Copy the data precisely, character for character, and leave out every picture.

::: RECORD LIST :::

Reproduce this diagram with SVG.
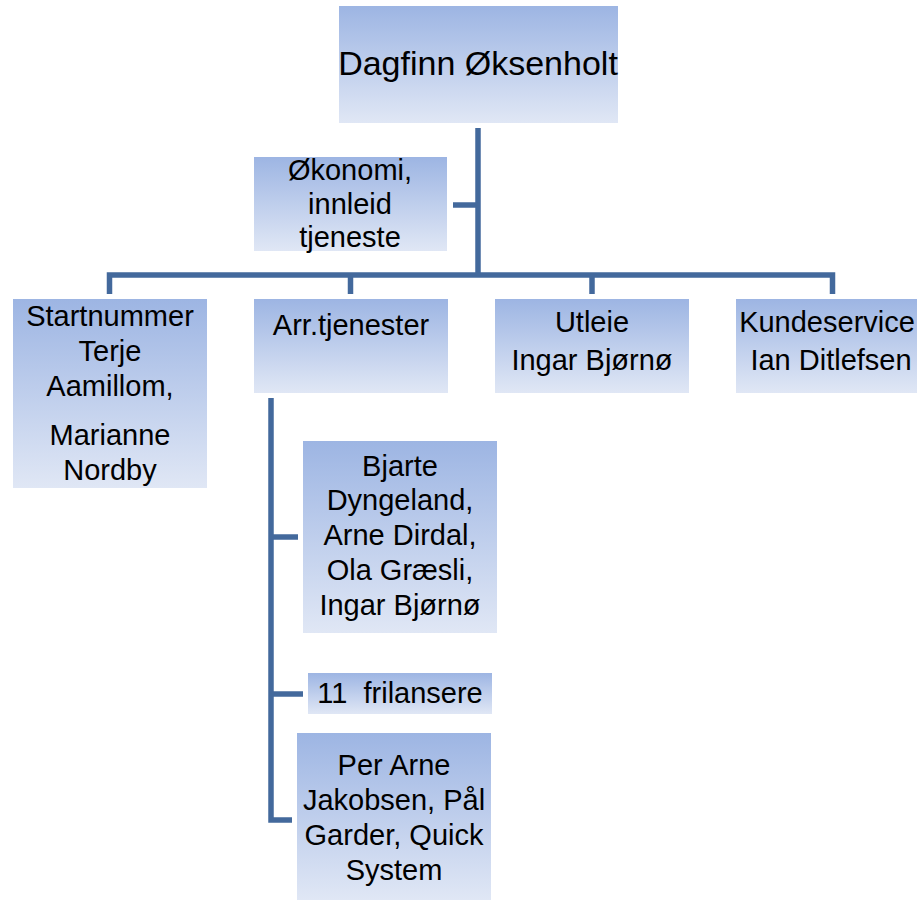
<svg xmlns="http://www.w3.org/2000/svg" width="917" height="900" viewBox="0 0 917 900">
<defs>
<linearGradient id="g" x1="0" y1="0" x2="0" y2="1">
<stop offset="0" stop-color="#9db5e3"/>
<stop offset="1" stop-color="#e0e7f5"/>
</linearGradient>
<style>
.box{fill:url(#g);}
text{font-family:"Liberation Sans",Arial,sans-serif;font-size:29px;fill:#000;text-anchor:middle;}
.t{font-size:34px;}
.c{fill:none;stroke:#43699c;stroke-width:5.5;stroke-linecap:butt;stroke-linejoin:miter;}
</style>
</defs>
<rect width="917" height="900" fill="#fff"/>
<g id="connectors">
<path class="c" d="M478,128 V275"/>
<path class="c" d="M453,205 H478"/>
<path class="c" d="M109.5,294 V275 H832.5 V294"/>
<path class="c" d="M350.5,275 V294"/>
<path class="c" d="M592,275 V294"/>
<path class="c" d="M271,398 V820 H292"/>
<path class="c" d="M271,537 H298"/>
<path class="c" d="M271,694 H303"/>
</g>
<g id="n-dagfinn">
<rect class="box" x="339" y="6" width="279" height="117"/>
<text class="t" x="478" y="75">Dagfinn Øksenholt</text>
</g>
<g id="n-okonomi">
<rect class="box" x="254" y="157" width="193" height="94"/>
<text x="350" y="180">Økonomi,</text>
<text x="350" y="214">innleid</text>
<text x="350" y="247">tjeneste</text>
</g>
<g id="n-startnummer">
<rect class="box" x="13" y="299" width="194" height="189"/>
<text x="110" y="326">Startnummer</text>
<text x="110" y="361">Terje</text>
<text x="110" y="396">Aamillom,</text>
<text x="110" y="445">Marianne</text>
<text x="110" y="480">Nordby</text>
</g>
<g id="n-arr">
<rect class="box" x="254" y="299" width="194" height="94"/>
<text x="351" y="335">Arr.tjenester</text>
</g>
<g id="n-utleie">
<rect class="box" x="495" y="299" width="194" height="94"/>
<text x="592" y="332">Utleie</text>
<text x="592" y="370">Ingar Bjørnø</text>
</g>
<g id="n-kunde">
<rect class="box" x="736" y="299" width="194" height="94"/>
<text x="827" y="332">Kundeservice</text>
<text x="831" y="370">Ian Ditlefsen</text>
</g>
<g id="n-bjarte">
<rect class="box" x="303" y="441" width="194" height="192"/>
<text x="400" y="476">Bjarte</text>
<text x="400" y="510">Dyngeland,</text>
<text x="400" y="545">Arne Dirdal,</text>
<text x="400" y="580">Ola Græsli,</text>
<text x="400" y="615">Ingar Bjørnø</text>
</g>
<g id="n-frilansere">
<rect class="box" x="308" y="673" width="184" height="41"/>
<text x="400" y="703" xml:space="preserve">11  frilansere</text>
</g>
<g id="n-perarne">
<rect class="box" x="297" y="733" width="194" height="167"/>
<text x="394" y="775">Per Arne</text>
<text x="394" y="810">Jakobsen, Pål</text>
<text x="394" y="845">Garder, Quick</text>
<text x="394" y="880">System</text>
</g>
</svg>
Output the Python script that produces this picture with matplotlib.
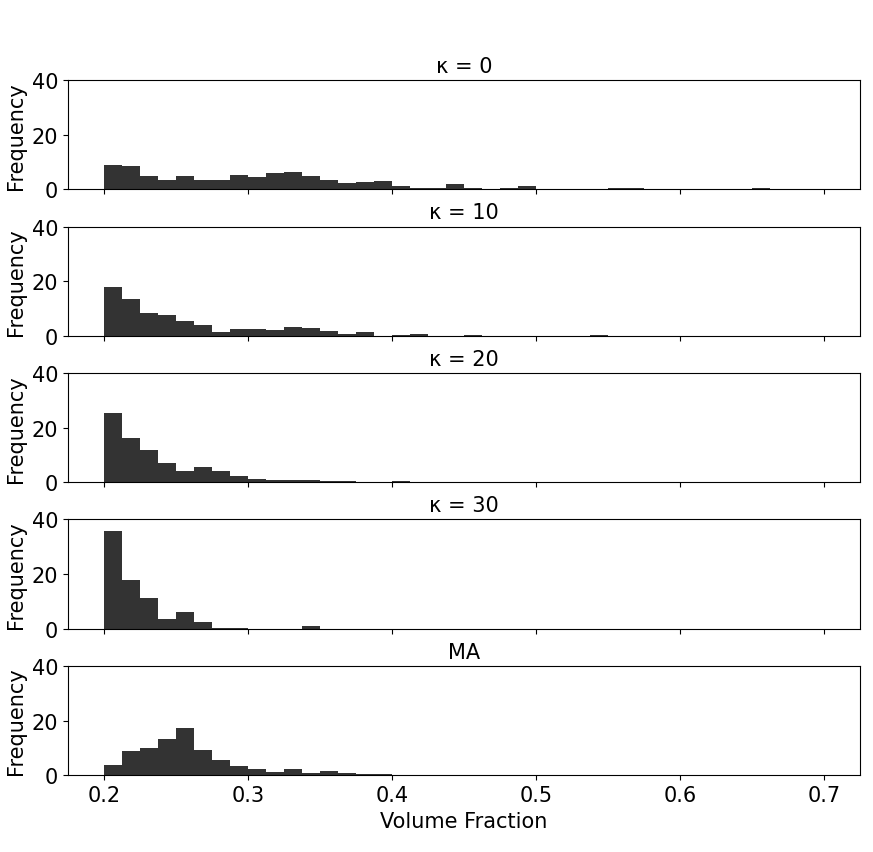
import numpy as np
import matplotlib
matplotlib.use("Agg")
import matplotlib.pyplot as plt

# bins of width 0.0125 from 0.2 to 0.7
bin_edges = np.linspace(0.2, 0.7, 41)

titles = ["κ = 0", "κ = 10", "κ = 20", "κ = 30", "MA"]

freq_k0 = [8.9, 8.6, 4.8, 3.3, 4.8, 3.3, 3.3, 5.1, 4.4, 5.9,
           6.2, 4.8, 3.3, 2.2, 2.6, 2.9, 1.1, 0.4, 0.4, 1.9,
           0.4, 0.0, 0.4, 1.1, 0.0, 0.0, 0.0, 0.0, 0.4, 0.4,
           0.0, 0.0, 0.0, 0.0, 0.0, 0.0, 0.4, 0.0, 0.0, 0.0]
freq_k10 = [17.7, 13.6, 8.5, 7.7, 5.5, 4.0, 1.5, 2.6, 2.6, 2.2,
            3.3, 2.9, 1.8, 0.7, 1.5, 0.0, 0.4, 0.7, 0.0, 0.0,
            0.4, 0.0, 0.0, 0.0, 0.0, 0.0, 0.0, 0.4, 0.0, 0.0,
            0.0, 0.0, 0.0, 0.0, 0.0, 0.0, 0.0, 0.0, 0.0, 0.0]
freq_k20 = [25.4, 16.3, 11.8, 7.0, 4.0, 5.5, 4.0, 2.2, 1.1, 0.7,
            0.7, 0.7, 0.4, 0.4, 0.0, 0.0, 0.4, 0.0, 0.0, 0.0,
            0.0, 0.0, 0.0, 0.0, 0.0, 0.0, 0.0, 0.0, 0.0, 0.0,
            0.0, 0.0, 0.0, 0.0, 0.0, 0.0, 0.0, 0.0, 0.0, 0.0]
freq_k30 = [35.7, 17.7, 11.4, 3.7, 6.3, 2.6, 0.4, 0.4, 0.0, 0.0,
            0.0, 1.1, 0.0, 0.0, 0.0, 0.0, 0.0, 0.0, 0.0, 0.0,
            0.0, 0.0, 0.0, 0.0, 0.0, 0.0, 0.0, 0.0, 0.0, 0.0,
            0.0, 0.0, 0.0, 0.0, 0.0, 0.0, 0.0, 0.0, 0.0, 0.0]
freq_ma = [3.7, 8.8, 9.9, 13.2, 17.3, 9.2, 5.5, 3.3, 2.2, 1.1,
           2.2, 0.7, 1.5, 0.7, 0.4, 0.4, 0.0, 0.0, 0.0, 0.0,
           0.0, 0.0, 0.0, 0.0, 0.0, 0.0, 0.0, 0.0, 0.0, 0.0,
           0.0, 0.0, 0.0, 0.0, 0.0, 0.0, 0.0, 0.0, 0.0, 0.0]

all_freqs = [freq_k0, freq_k10, freq_k20, freq_k30, freq_ma]

plt.rcParams['font.size'] = 15

fig, axes = plt.subplots(5, 1, figsize=(8.73, 8.53), sharex=True, sharey=True)
fig.subplots_adjust(left=0.078, right=0.985, bottom=0.090, top=0.905, hspace=0.34)

centers = (bin_edges[:-1] + bin_edges[1:]) / 2
for ax, title, freqs in zip(axes, titles, all_freqs):
    ax.hist(centers, bins=bin_edges, weights=freqs, color='#333333')
    ax.set_title(title, fontsize=15)
    ax.set_ylabel("Frequency")
    ax.set_ylim(0, 40)
    ax.set_yticks([0, 20, 40])

axes[-1].set_xlabel("Volume Fraction")

plt.savefig("out.png", dpi=100)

:::

» RESPONSE TO THIS EXERCISE
Reproduce this diagram with SVG.
<svg xmlns="http://www.w3.org/2000/svg" width="917" height="900" viewBox="0 0 917 900">
<defs>
<linearGradient id="g" x1="0" y1="0" x2="0" y2="1">
<stop offset="0" stop-color="#9db5e3"/>
<stop offset="1" stop-color="#e0e7f5"/>
</linearGradient>
<style>
.box{fill:url(#g);}
text{font-family:"Liberation Sans",Arial,sans-serif;font-size:29px;fill:#000;text-anchor:middle;}
.t{font-size:34px;}
.c{fill:none;stroke:#43699c;stroke-width:5.5;stroke-linecap:butt;stroke-linejoin:miter;}
</style>
</defs>
<rect width="917" height="900" fill="#fff"/>
<g id="connectors">
<path class="c" d="M478,128 V275"/>
<path class="c" d="M453,205 H478"/>
<path class="c" d="M109.5,294 V275 H832.5 V294"/>
<path class="c" d="M350.5,275 V294"/>
<path class="c" d="M592,275 V294"/>
<path class="c" d="M271,398 V820 H292"/>
<path class="c" d="M271,537 H298"/>
<path class="c" d="M271,694 H303"/>
</g>
<g id="n-dagfinn">
<rect class="box" x="339" y="6" width="279" height="117"/>
<text class="t" x="478" y="75">Dagfinn Øksenholt</text>
</g>
<g id="n-okonomi">
<rect class="box" x="254" y="157" width="193" height="94"/>
<text x="350" y="180">Økonomi,</text>
<text x="350" y="214">innleid</text>
<text x="350" y="247">tjeneste</text>
</g>
<g id="n-startnummer">
<rect class="box" x="13" y="299" width="194" height="189"/>
<text x="110" y="326">Startnummer</text>
<text x="110" y="361">Terje</text>
<text x="110" y="396">Aamillom,</text>
<text x="110" y="445">Marianne</text>
<text x="110" y="480">Nordby</text>
</g>
<g id="n-arr">
<rect class="box" x="254" y="299" width="194" height="94"/>
<text x="351" y="335">Arr.tjenester</text>
</g>
<g id="n-utleie">
<rect class="box" x="495" y="299" width="194" height="94"/>
<text x="592" y="332">Utleie</text>
<text x="592" y="370">Ingar Bjørnø</text>
</g>
<g id="n-kunde">
<rect class="box" x="736" y="299" width="194" height="94"/>
<text x="827" y="332">Kundeservice</text>
<text x="831" y="370">Ian Ditlefsen</text>
</g>
<g id="n-bjarte">
<rect class="box" x="303" y="441" width="194" height="192"/>
<text x="400" y="476">Bjarte</text>
<text x="400" y="510">Dyngeland,</text>
<text x="400" y="545">Arne Dirdal,</text>
<text x="400" y="580">Ola Græsli,</text>
<text x="400" y="615">Ingar Bjørnø</text>
</g>
<g id="n-frilansere">
<rect class="box" x="308" y="673" width="184" height="41"/>
<text x="400" y="703" xml:space="preserve">11  frilansere</text>
</g>
<g id="n-perarne">
<rect class="box" x="297" y="733" width="194" height="167"/>
<text x="394" y="775">Per Arne</text>
<text x="394" y="810">Jakobsen, Pål</text>
<text x="394" y="845">Garder, Quick</text>
<text x="394" y="880">System</text>
</g>
</svg>
Output the Python script that produces this picture with matplotlib.
import numpy as np
import matplotlib
matplotlib.use("Agg")
import matplotlib.pyplot as plt

# bins of width 0.0125 from 0.2 to 0.7
bin_edges = np.linspace(0.2, 0.7, 41)

titles = ["κ = 0", "κ = 10", "κ = 20", "κ = 30", "MA"]

freq_k0 = [8.9, 8.6, 4.8, 3.3, 4.8, 3.3, 3.3, 5.1, 4.4, 5.9,
           6.2, 4.8, 3.3, 2.2, 2.6, 2.9, 1.1, 0.4, 0.4, 1.9,
           0.4, 0.0, 0.4, 1.1, 0.0, 0.0, 0.0, 0.0, 0.4, 0.4,
           0.0, 0.0, 0.0, 0.0, 0.0, 0.0, 0.4, 0.0, 0.0, 0.0]
freq_k10 = [17.7, 13.6, 8.5, 7.7, 5.5, 4.0, 1.5, 2.6, 2.6, 2.2,
            3.3, 2.9, 1.8, 0.7, 1.5, 0.0, 0.4, 0.7, 0.0, 0.0,
            0.4, 0.0, 0.0, 0.0, 0.0, 0.0, 0.0, 0.4, 0.0, 0.0,
            0.0, 0.0, 0.0, 0.0, 0.0, 0.0, 0.0, 0.0, 0.0, 0.0]
freq_k20 = [25.4, 16.3, 11.8, 7.0, 4.0, 5.5, 4.0, 2.2, 1.1, 0.7,
            0.7, 0.7, 0.4, 0.4, 0.0, 0.0, 0.4, 0.0, 0.0, 0.0,
            0.0, 0.0, 0.0, 0.0, 0.0, 0.0, 0.0, 0.0, 0.0, 0.0,
            0.0, 0.0, 0.0, 0.0, 0.0, 0.0, 0.0, 0.0, 0.0, 0.0]
freq_k30 = [35.7, 17.7, 11.4, 3.7, 6.3, 2.6, 0.4, 0.4, 0.0, 0.0,
            0.0, 1.1, 0.0, 0.0, 0.0, 0.0, 0.0, 0.0, 0.0, 0.0,
            0.0, 0.0, 0.0, 0.0, 0.0, 0.0, 0.0, 0.0, 0.0, 0.0,
            0.0, 0.0, 0.0, 0.0, 0.0, 0.0, 0.0, 0.0, 0.0, 0.0]
freq_ma = [3.7, 8.8, 9.9, 13.2, 17.3, 9.2, 5.5, 3.3, 2.2, 1.1,
           2.2, 0.7, 1.5, 0.7, 0.4, 0.4, 0.0, 0.0, 0.0, 0.0,
           0.0, 0.0, 0.0, 0.0, 0.0, 0.0, 0.0, 0.0, 0.0, 0.0,
           0.0, 0.0, 0.0, 0.0, 0.0, 0.0, 0.0, 0.0, 0.0, 0.0]

all_freqs = [freq_k0, freq_k10, freq_k20, freq_k30, freq_ma]

plt.rcParams['font.size'] = 15

fig, axes = plt.subplots(5, 1, figsize=(8.73, 8.53), sharex=True, sharey=True)
fig.subplots_adjust(left=0.078, right=0.985, bottom=0.090, top=0.905, hspace=0.34)

centers = (bin_edges[:-1] + bin_edges[1:]) / 2
for ax, title, freqs in zip(axes, titles, all_freqs):
    ax.hist(centers, bins=bin_edges, weights=freqs, color='#333333')
    ax.set_title(title, fontsize=15)
    ax.set_ylabel("Frequency")
    ax.set_ylim(0, 40)
    ax.set_yticks([0, 20, 40])

axes[-1].set_xlabel("Volume Fraction")

plt.savefig("out.png", dpi=100)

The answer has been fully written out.